The bankruptcy court is a part of the federal district court in each judicial district. If you’re filing a bankruptcy in Charlotte, North Carolina, you file in the Western District of North Carolina.

The bankruptcy court examines (in both Chapter 7 and Chapter 13 bankruptcy) the bankruptcy estate of the petitioner. The bankruptcy estate is created when you file your bankruptcy petition and consists of all property and property rights the debtor has at the time of filing. The bankruptcy estate can also include amounts recovered by the bankruptcy trustee who oversees the case. For instance, property which recently left the estate in violation of the rules of bankruptcy. For this reason, the timing of your filing is something your bankruptcy attorney will discuss with you.

Generally, property acquired by the debtor/petitioner after commencement of the case does not enter the bankruptcy estate. There are exceptions, and most of them relate to property acquired within 180 days of the commencement of the case. Inheritance, life insurance, tax returns, or property you had a reasonable expectation of acquiring at the time you commenced the case, are among these.

After filing your bankruptcy petition, you and your attorney attend a 341 meeting of the creditors, overseen by the bankruptcy trustee. At this time, the trustee has had about 30 days to review your petition and you answer a few questions about your bankruptcy estate. Sometimes you are asked to clarify something disclosed on the petition; other times the trustee is asking about items you may not have disclosed, but which he or she has an obligation to discover—recent payments on a loan to a family member, for instance.

While creditors have the right to object to your petition and attend the 341 meeting, it is a rare occurrence in a Chapter 7 bankruptcy.

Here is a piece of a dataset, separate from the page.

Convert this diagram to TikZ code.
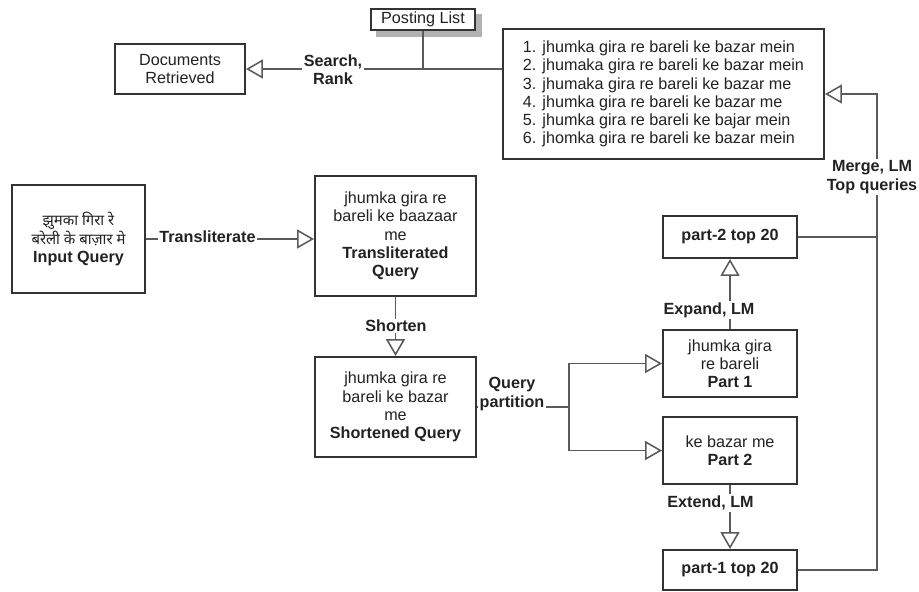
\documentclass[tikz,border=0pt]{standalone}
\usepackage{fontspec}
\setmainfont{Liberation Sans}
\newfontfamily\hindifont[Script=Devanagari]{Noto Sans}
\usetikzlibrary{arrows.meta}
\definecolor{boxline}{HTML}{333333}
\definecolor{linkline}{HTML}{5A5A5A}
\definecolor{txt}{HTML}{222222}

\begin{document}
\begin{tikzpicture}[x=0.025cm,y=-0.025cm,
	box/.style={draw=boxline,fill=white,line width=1.4pt,align=center,text=txt,
		font=\fontsize{11.5}{13}\selectfont,inner sep=2pt},
	lbl/.style={fill=white,align=center,text=txt,
		font=\fontsize{11.5}{13}\selectfont\bfseries,inner sep=1pt},
	link/.style={draw=linkline,line width=1pt},
	arr/.style={link,-{Triangle[open,length=12pt,width=13.5pt,line width=1.1pt]}}]
	\useasboundingbox (0,0) rectangle (919,591);

	% shadow of the posting list box
	\node[fill=black!30,inner sep=0pt,minimum width=2.65cm,minimum height=0.56cm] (postshadow) at (429,25.5) {};
	\node[box,inner sep=1pt,minimum width=2.6cm,minimum height=0.525cm] (posting) at (423,19.5) {Posting List};
	\node[box,minimum width=3.25cm,minimum height=1.25cm] (docs) at (180,69) {Documents\\Retrieved};
	\node[box,align=left,minimum width=8.025cm,minimum height=3.25cm] (list) at (663.5,94)
		{1. jhumka gira re bareli ke bazar mein\\2. jhumaka gira re bareli ke bazar mein\\3. jhumaka gira re bareli ke bazar me\\4. jhumka gira re bareli ke bazar me\\5. jhumka gira re bareli ke bajar mein\\6. jhomka gira re bareli ke bazar mein};

	\node[box,minimum width=3.325cm,minimum height=2.7cm] (input) at (78.5,239)
		{{\hindifont\fontsize{10.6}{13}\selectfont झुमका गिरा रे}\\{\hindifont\fontsize{10.6}{13}\selectfont बरेली के बाज़ार मे}\\\textbf{Input Query}};
	\node[box,minimum width=4.025cm,minimum height=3cm] (trans) at (395.5,236)
		{jhumka gira re\\bareli ke baazaar\\me\\\textbf{Transliterated}\\\textbf{Query}};
	\node[box,minimum width=4.025cm,minimum height=2.5cm] (short) at (395.5,407)
		{jhumka gira re\\bareli ke bazar\\me\\\textbf{Shortened Query}};

	\node[box,minimum width=3.35cm,minimum height=1.05cm] (p2top) at (730,237) {\textbf{part-2 top 20}};
	\node[box,minimum width=3.35cm,minimum height=1.675cm] (part1) at (730,363.5) {jhumka gira\\re bareli\\\textbf{Part 1}};
	\node[box,minimum width=3.35cm,minimum height=1.675cm] (part2) at (730,450.5) {ke bazar me\\\textbf{Part 2}};
	\node[box,minimum width=3.35cm,minimum height=1cm] (p1top) at (730,570) {\textbf{part-1 top 20}};

	\coordinate (split) at (569,407);
	\coordinate (turn) at (877,94);

	\draw[arr] (list.west |- docs.east) -- (docs.east);
	\draw[link] (posting.south) -- (posting.south |- docs.east);
	\draw[arr] (input.east) -- (input.east -| trans.west);
	\draw[arr] (trans.south) -- (short.north);
	\draw[link] (short.east) -- (split);
	\draw[arr] (split) |- (part1.west);
	\draw[arr] (split) |- (part2.west);
	\draw[arr] (part1.north) -- (p2top.south);
	\draw[arr] (part2.south) -- (p1top.north);
	\draw[arr] (p1top.east) -| (turn) -- (list.east);
	\draw[link] (p2top.east) -- (p2top.east -| turn);

	\node[lbl] (search) at (333,70) {Search,\\Rank};
	\node[lbl] (translit) at (207.5,237) {Transliterate};
	\node[lbl] (shorten) at (396,326) {Shorten};
	\node[lbl] (partition) at (512,394) {Query\\partition};
	\node[lbl] (expand) at (709,310) {Expand, LM};
	\node[lbl] (extend) at (710.5,503) {Extend, LM};
	\node[lbl] (merge) at (872,177) {Merge, LM\\Top queries};
\end{tikzpicture}
\end{document}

Most Chapter 7 bankruptcies are “no assets” cases with no nonexempt property, which means there is no money available to creditors to dispute over, or to claim.

After your brief 341 meeting, the trustee continues to review your file and once the time for objections has run, the trustee will typically enter a report of no distribution and recommend a discharge. There is nothing more for you to do, except begin rebuilding your credit.